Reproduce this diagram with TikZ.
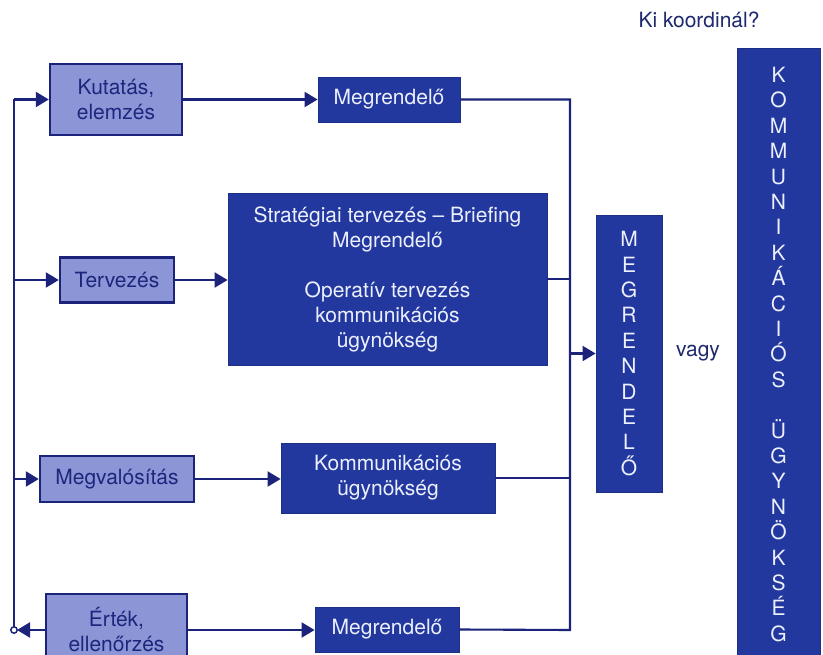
\documentclass[tikz,border=0pt]{standalone}
\usepackage{fontspec}
\setmainfont{TeX Gyre Heros}
\usetikzlibrary{arrows.meta}
\definecolor{navy}{RGB}{27,36,122}
\definecolor{darkbox}{RGB}{34,56,158}
\definecolor{lightbox}{RGB}{140,150,215}
\definecolor{navytext}{RGB}{28,38,125}
\definecolor{paletext}{RGB}{236,239,252}
\definecolor{plaintext}{RGB}{30,40,110}
\tikzset{
  boxfont/.style={font=\fontsize{21}{25}\selectfont},
  lightnode/.style={draw=navy, fill=lightbox, line width=2.4pt, text=navytext, boxfont, align=center, inner sep=0pt},
  darknode/.style={draw=darkbox!85!black, fill=darkbox, line width=0.8pt, text=paletext, boxfont, align=center, inner sep=0pt},
  colnode/.style={draw=darkbox!85!black, fill=darkbox, line width=0.8pt, text=paletext, font=\fontsize{21}{25.4}\selectfont, align=center, inner sep=0pt},
  conn/.style={draw=navy, line width=2.1pt},
  arr/.style={conn, -{Triangle[length=13pt,width=15pt]}},
}
\begin{document}
\begin{tikzpicture}[x=1pt,y=-1pt]
\useasboundingbox (0,0) rectangle (823,655);
\fill[white] (0,0) rectangle (823,655);

% left column boxes
\node[lightnode, minimum width=132pt, minimum height=71pt] (kut) at (116,99.5) {Kutatás,\\elemzés};
\node[lightnode, minimum width=114pt, minimum height=45pt] (terv) at (117,280) {Tervezés};
\node[lightnode, minimum width=154pt, minimum height=46pt] (megv) at (117,479) {Megvalósítás};
\node[lightnode, minimum width=141pt, minimum height=72pt] (ert) at (116.5,630) {Érték,\\ellenőrzés};

% middle boxes
\node[darknode, minimum width=142pt, minimum height=45pt] (megr1) at (389,99.5) {Megrendelő};
\node[darknode, minimum width=319pt, minimum height=172pt] (strat) at (387.5,279) {Stratégiai tervezés – Briefing\\Megrendelő\\[25pt]Operatív tervezés\\kommunikációs\\ügynökség};
\node[darknode, minimum width=214pt, minimum height=70pt] (komm) at (388,478) {Kommunikációs\\ügynökség};
\node[darknode, minimum width=144pt, minimum height=45pt] (megr2) at (387,629.5) {Megrendelő};

% right columns
\node[colnode, minimum width=66pt, minimum height=277pt] (megcol) at (629,353.5) {M\\E\\G\\R\\E\\N\\D\\E\\L\\Ő};
\node[colnode, minimum width=83pt, minimum height=612pt] (kcol) at (778.5,354.5) {K\\O\\M\\M\\U\\N\\I\\K\\Á\\C\\I\\Ó\\S\\ \\Ü\\G\\Y\\N\\Ö\\K\\S\\É\\G};

\node[text=plaintext, boxfont, inner sep=0pt] (vagy) at (698,353) {vagy};
\node[text=plaintext, boxfont, inner sep=0pt] (ki) at (699,20) {Ki koordinál?};

% left feedback line
\coordinate (ltop) at (14,99.5);
\coordinate (lbot) at (14,630);
\draw[conn] (lbot) -- (ltop);
\draw[arr] (ltop) -- (kut.west);
\draw[arr] (ltop |- terv.west) -- (terv.west);
\draw[arr] (ltop |- megv.west) -- (megv.west);
\draw[arr, shorten >=3pt] (ert.west) -- (lbot);
\draw[navy, line width=1.5pt, fill=white] (lbot) circle (3.2pt);

% horizontal flows
\draw[arr] (kut.east) -- (kut.east -| megr1.west);
\draw[arr] (terv.east) -- (terv.east -| strat.west);
\draw[arr] (megv.east) -- (megv.east -| komm.west);
\draw[arr] (ert.east) -- (ert.east -| megr2.west);

% right collector line
\coordinate (rtop) at (570,99.5);
\coordinate (rbot) at (570,630);
\draw[conn] (megr1.east) -- (rtop) -- (rbot) -- (megr2.east);
\draw[conn] (strat.east) -- (strat.east -| rtop);
\draw[conn] (komm.east) -- (komm.east -| rtop);
\draw[arr] (rtop |- megcol.west) -- (megcol.west);
\end{tikzpicture}
\end{document}
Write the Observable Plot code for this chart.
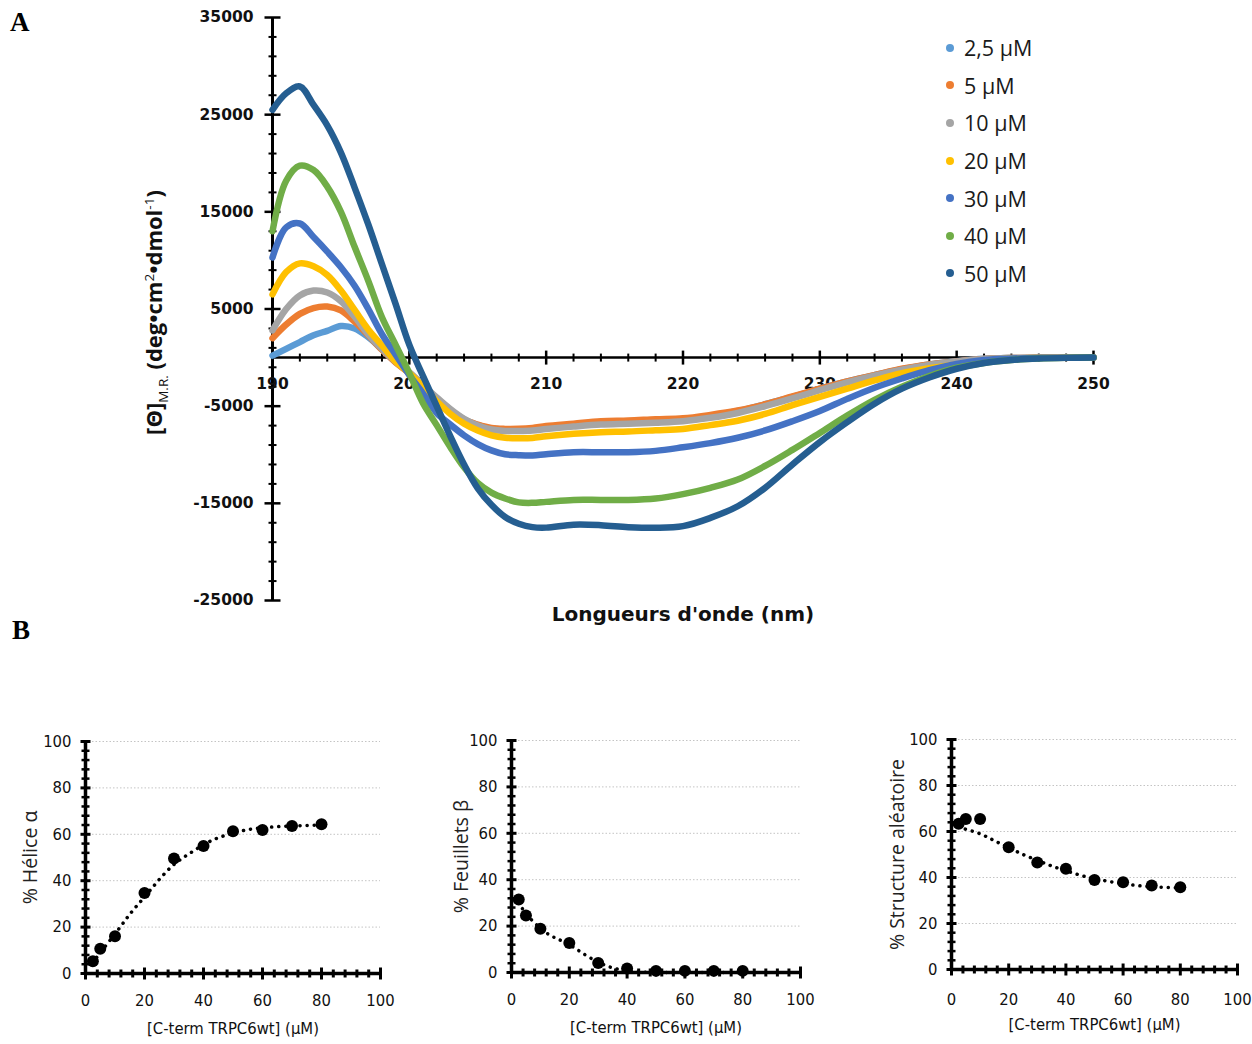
<!DOCTYPE html>
<html><head><meta charset="utf-8">
<script src="https://cdn.jsdelivr.net/npm/d3@7"></script>
<script src="https://cdn.jsdelivr.net/npm/@observablehq/plot@0.6"></script>
<style>
body{margin:0;background:#fff;}
#root{position:relative;width:1252px;height:1044px;overflow:hidden;background:#fff;}
#root svg{position:absolute;}
.panel-label{position:absolute;font-family:"Liberation Serif","DejaVu Serif",serif;font-weight:bold;font-size:27px;color:#000;}
.legend{position:absolute;left:946px;top:29px;font-family:"Open Sans",sans-serif;font-size:21.5px;color:#1a1a1a;}
.legend .row{height:37.6px;display:flex;align-items:center;}
.legend .sw{width:8px;height:8px;border-radius:50%;margin-right:10px;}
</style></head><body><div id="root"></div>
<script>
// ---------- Panel A data ----------
const wavelengths = [190,191,192,193,194,195,196,197,198,199,200,201,202,203,204,205,206,207,208,209,210,
  212,214,216,218,220,222,224,226,228,230,232,234,236,238,240,242,244,246,248,250];
const seriesLabels = ["2,5 µM","5 µM","10 µM","20 µM","30 µM","40 µM","50 µM"];
const seriesColors = ["#5B9BD5","#ED7D31","#A5A5A5","#FFC000","#4472C4","#70AD47","#255E91"];
const theta2_5 = [200,900,1600,2300,2750,3250,3000,2100,850,-450,-1550,-2850,-4200,-5400,-6350,-6950,-7300,-7400,-7400,-7350,-7150,
  -6900,-6700,-6600,-6500,-6400,-6000,-5500,-4800,-4050,-3200,-2450,-1800,-1200,-700,-370,-130,-45,-15,-5,0];
const theta5 = [2000,3400,4500,5100,5250,4850,3700,2300,800,-500,-1600,-2900,-4300,-5500,-6400,-6900,-7250,-7340,-7330,-7240,-7050,
  -6800,-6550,-6480,-6350,-6250,-5900,-5450,-4800,-4000,-3200,-2450,-1800,-1150,-700,-400,-150,-50,-15,-5,0];
const theta10 = [2800,5000,6400,6900,6700,5800,4200,2400,900,-400,-1500,-2800,-4100,-5300,-6300,-7000,-7400,-7550,-7550,-7500,-7350,
  -7100,-6890,-6800,-6700,-6550,-6200,-5700,-5000,-4200,-3350,-2550,-1850,-1250,-750,-400,-150,-50,-15,-5,0];
const theta20 = [6500,8800,9700,9400,8500,6900,4900,2900,1250,-400,-1600,-3000,-4500,-5800,-6800,-7500,-8000,-8250,-8300,-8270,-8100,
  -7850,-7680,-7610,-7480,-7340,-6950,-6500,-5800,-4900,-4050,-3200,-2350,-1600,-1100,-700,-300,-100,-30,-10,0];
const theta30 = [10300,13400,13800,12400,10900,9300,7400,5000,2400,300,-1800,-3700,-5700,-6900,-8000,-8900,-9550,-9950,-10050,-10080,-9950,
  -9740,-9740,-9740,-9600,-9230,-8800,-8250,-7500,-6550,-5500,-4250,-3100,-2150,-1300,-650,-250,-100,-30,-10,0];
const theta40 = [13000,18200,19750,19300,17600,15000,11400,7900,4150,1300,-1600,-4700,-6950,-9230,-11300,-12900,-13900,-14500,-14900,-14950,-14850,
  -14650,-14650,-14650,-14500,-14050,-13400,-12550,-11150,-9500,-7750,-5970,-4350,-3000,-1900,-1050,-550,-250,-100,-30,0];
const theta50 = [25500,27200,27900,26000,23900,21100,17500,13700,9600,5500,1300,-1900,-5000,-8100,-11000,-13450,-15150,-16400,-17100,-17450,-17500,
  -17200,-17250,-17450,-17520,-17350,-16500,-15300,-13400,-11000,-8700,-6650,-4750,-3200,-2050,-1150,-550,-250,-100,-30,0];
const thetaSeries = [theta2_5, theta5, theta10, theta20, theta30, theta40, theta50];
const xTickLabels = [190,200,210,220,230,240,250];
const xMinorTicks = d3.range(192, 250, 2).filter(d => d % 10 !== 0);
const yTickLabels = [35000,25000,15000,5000,-5000,-15000,-25000];
const yMinorTicks = d3.range(-25000, 35001, 2000).filter(d => !yTickLabels.includes(d));

// ---------- Panel B data ----------
const conc = [2.5,5,10,20,30,40,50,60,70,80];
const helixPct = [5.3,10.7,16.1,34.7,49.6,55,61.3,61.9,63.6,64.3];
const betaPct = [31.5,24.6,18.9,12.7,4.1,1.7,0.7,0.7,0.7,0.7];
const randomPct = [63.4,65.4,65.4,53.2,46.5,43.8,38.9,37.9,36.5,35.8];
const fitConc = [2.5,5,10,15,20,25,30,35,40,45,50,55,60,65,70,75,80];
const helixFit = [4.5,9,17,25.5,33,40.5,47,51.5,55.5,58.5,60.5,62,62.8,63.3,63.6,63.8,63.9];
const betaFit = [30,25.5,19,15,12,8,4.5,2,0.8,0.2,0,0,0,0,0,0,0];
const randomFit = [62,61,59,56,53,50,47.5,45,43,41,39.5,38.3,37.3,36.5,36,35.7,35.5];
const bTickLabels = [0,20,40,60,80,100];
const bMinorTicks = d3.range(0, 101, 4).filter(d => d % 20 !== 0);

// ---------- helpers ----------
const root = document.getElementById("root");
const vTick = {draw(ctx, size){const r = Math.sqrt(size/Math.PI); ctx.moveTo(0,-r); ctx.lineTo(0,r);}};
const hTick = {draw(ctx, size){const r = Math.sqrt(size/Math.PI); ctx.moveTo(-r,0); ctx.lineTo(r,0);}};

// ---------- Panel A ----------
const records = [];
thetaSeries.forEach((arr, si) => arr.forEach((v, i) => records.push({nm: wavelengths[i], theta: v, series: seriesLabels[si]})));

const A = {width: 1252, height: 640, ml: 272, mr: 159, mt: 17, mb: 40};
const tickFont = {fontFamily: "DejaVu Sans, sans-serif", fontWeight: "bold", fontSize: 15.5, fill: "#111"};
const plotA = Plot.plot({
  width: A.width, height: A.height,
  marginLeft: A.ml, marginRight: A.mr, marginTop: A.mt, marginBottom: A.mb,
  x: {domain: [190, 250], axis: null},
  y: {domain: [-25000, 35000], axis: null},
  color: {domain: seriesLabels, range: seriesColors},
  marks: [
    Plot.ruleX([190], {y1: -25000, y2: 35000, stroke: "#000", strokeWidth: 3}),
    Plot.ruleY([0], {x1: 190, x2: 250, stroke: "#000", strokeWidth: 2.5}),
    Plot.dot(yMinorTicks, {x: 190, y: d => d, symbol: hTick, r: 4, fill: "none", stroke: "#000", strokeWidth: 2}),
    Plot.dot(yTickLabels, {x: 190, y: d => d, symbol: hTick, r: 8, fill: "none", stroke: "#000", strokeWidth: 2.5}),
    Plot.dot(xMinorTicks, {x: d => d, y: 0, symbol: vTick, r: 4, fill: "none", stroke: "#000", strokeWidth: 2}),
    Plot.dot(xTickLabels.filter(d => d !== 190), {x: d => d, y: 0, symbol: vTick, r: 7, fill: "none", stroke: "#000", strokeWidth: 2.5}),
    Plot.text(yTickLabels, {x: 190, y: d => d, text: d => String(d), dx: -19, textAnchor: "end", ...tickFont}),
    Plot.text(xTickLabels, {x: d => d, y: 0, text: d => String(d), dy: 26, textAnchor: "middle", ...tickFont}),
    Plot.line(records, {x: "nm", y: "theta", z: "series", stroke: "series", strokeWidth: 6.5, curve: "catmull-rom", strokeLinecap: "round", strokeLinejoin: "round"}),
    Plot.text(["Longueurs d'onde (nm)"], {frameAnchor: "bottom", dy: 20, textAnchor: "middle", fontFamily: "DejaVu Sans, sans-serif", fontWeight: "bold", fontSize: 20, fill: "#111"})
  ]
});
plotA.style.left = "0px"; plotA.style.top = "0px";
root.appendChild(plotA);

// y-axis title with sub/superscripts
{
  const cx = A.ml - 110, cy = (A.mt + A.height - A.mb) / 2 + 4;
  const t = d3.select(plotA).append("text")
    .attr("transform", `translate(${cx},${cy}) rotate(-90)`)
    .attr("text-anchor", "middle")
    .attr("font-family", "Open Sans, sans-serif")
    .attr("font-size", 22).attr("font-weight", "bold").attr("fill", "#111");
  t.append("tspan").text("[Θ]");
  t.append("tspan").attr("dy", 6).attr("font-size", 13.5).attr("font-weight", "normal").text("M.R.");
  t.append("tspan").attr("dy", -6).text(" (deg•cm");
  t.append("tspan").attr("dy", -8).attr("font-size", 13.5).attr("font-weight", "normal").text("2");
  t.append("tspan").attr("dy", 8).text("•dmol");
  t.append("tspan").attr("dy", -8).attr("font-size", 13.5).attr("font-weight", "normal").text("-1");
  t.append("tspan").attr("dy", 8).text(")");
}

// legend
{
  const lg = document.createElement("div");
  lg.className = "legend";
  seriesLabels.forEach((lab, i) => {
    const row = document.createElement("div"); row.className = "row";
    const sw = document.createElement("span"); sw.className = "sw"; sw.style.background = seriesColors[i];
    const tx = document.createElement("span"); tx.textContent = lab;
    row.appendChild(sw); row.appendChild(tx); lg.appendChild(row);
  });
  root.appendChild(lg);
}

// panel labels
for (const [txt, l, t] of [["A", 10, 7], ["B", 12, 615]]) {
  const d = document.createElement("div"); d.className = "panel-label";
  d.style.left = l + "px"; d.style.top = t + "px"; d.textContent = txt; root.appendChild(d);
}

// ---------- Panel B ----------
function panel({left, width, ml, mr, mt, mb, yTitle, values, fit, yTitleDx, xLabDy}) {
  const pts = conc.map((c, i) => ({c, v: values[i]}));
  const fitPts = fitConc.map((c, i) => ({c, v: fit[i]}));
  const font = {fontFamily: "Liberation Sans Narrow, DejaVu Sans Condensed, Roboto Condensed, Roboto, sans-serif", fontSize: 16.5, fill: "#111"};
  const p = Plot.plot({
    width, height: 324, marginLeft: ml, marginRight: mr, marginTop: mt, marginBottom: mb,
    x: {domain: [0, 100], axis: null},
    y: {domain: [0, 100], axis: null},
    marks: [
      Plot.ruleY(bTickLabels.filter(d => d > 0), {x1: 0, x2: 100, stroke: "#c4c4c4", strokeWidth: 1, strokeDasharray: "1.5 2"}),
      Plot.ruleX([0], {y1: 0, y2: 100, stroke: "#000", strokeWidth: 3.5}),
      Plot.ruleY([0], {x1: 0, x2: 100, stroke: "#000", strokeWidth: 3.5}),
      Plot.dot(bMinorTicks, {x: d => d, y: 0, symbol: vTick, r: 4, fill: "none", stroke: "#000", strokeWidth: 3}),
      Plot.dot(bTickLabels, {x: d => d, y: 0, symbol: vTick, r: 6, fill: "none", stroke: "#000", strokeWidth: 3}),
      Plot.dot(bMinorTicks, {x: 0, y: d => d, symbol: hTick, r: 4, fill: "none", stroke: "#000", strokeWidth: 2.5}),
      Plot.dot(bTickLabels, {x: 0, y: d => d, symbol: hTick, r: 5, fill: "none", stroke: "#000", strokeWidth: 3}),
      Plot.text(bTickLabels, {x: 0, y: d => d, text: d => String(d), dx: -14, textAnchor: "end", ...font}),
      Plot.text(bTickLabels, {x: d => d, y: 0, text: d => String(d), dy: xLabDy, textAnchor: "middle", ...font}),
      Plot.line(fitPts, {x: "c", y: "v", curve: "natural", stroke: "#000", strokeWidth: 3.5, strokeDasharray: "0.1 7", strokeLinecap: "round"}),
      Plot.dot(pts, {x: "c", y: "v", r: 6, fill: "#000"}),
      Plot.text(["[C-term TRPC6wt] (µM)"], {frameAnchor: "bottom", dy: 60, textAnchor: "middle", ...font, fontSize: 16.5}),
      Plot.text([yTitle], {frameAnchor: "left", dx: yTitleDx, rotate: -90, textAnchor: "middle", fontFamily: "Open Sans, sans-serif", fontSize: 19.5, fontWeight: 500, fill: "#222"})
    ]
  });
  p.style.left = left + "px"; p.style.top = "720px";
  root.appendChild(p);
}
panel({left: 0, width: 400, ml: 85, mr: 20, mt: 21, mb: 71, yTitle: "% Hélice α", values: helixPct, fit: helixFit, yTitleDx: -55, xLabDy: 27});
panel({left: 420, width: 420, ml: 91, mr: 40, mt: 20, mb: 72, yTitle: "% Feuillets β", values: betaPct, fit: betaFit, yTitleDx: -50, xLabDy: 27});
panel({left: 860, width: 392, ml: 91, mr: 15, mt: 19, mb: 75, yTitle: "% Structure aléatoire", values: randomPct, fit: randomFit, yTitleDx: -54, xLabDy: 30});
</script>
</body></html>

────────────────

● Short task
Work out how many lines of the data above contain the string "this" and give the number alone.

● Expected answer
2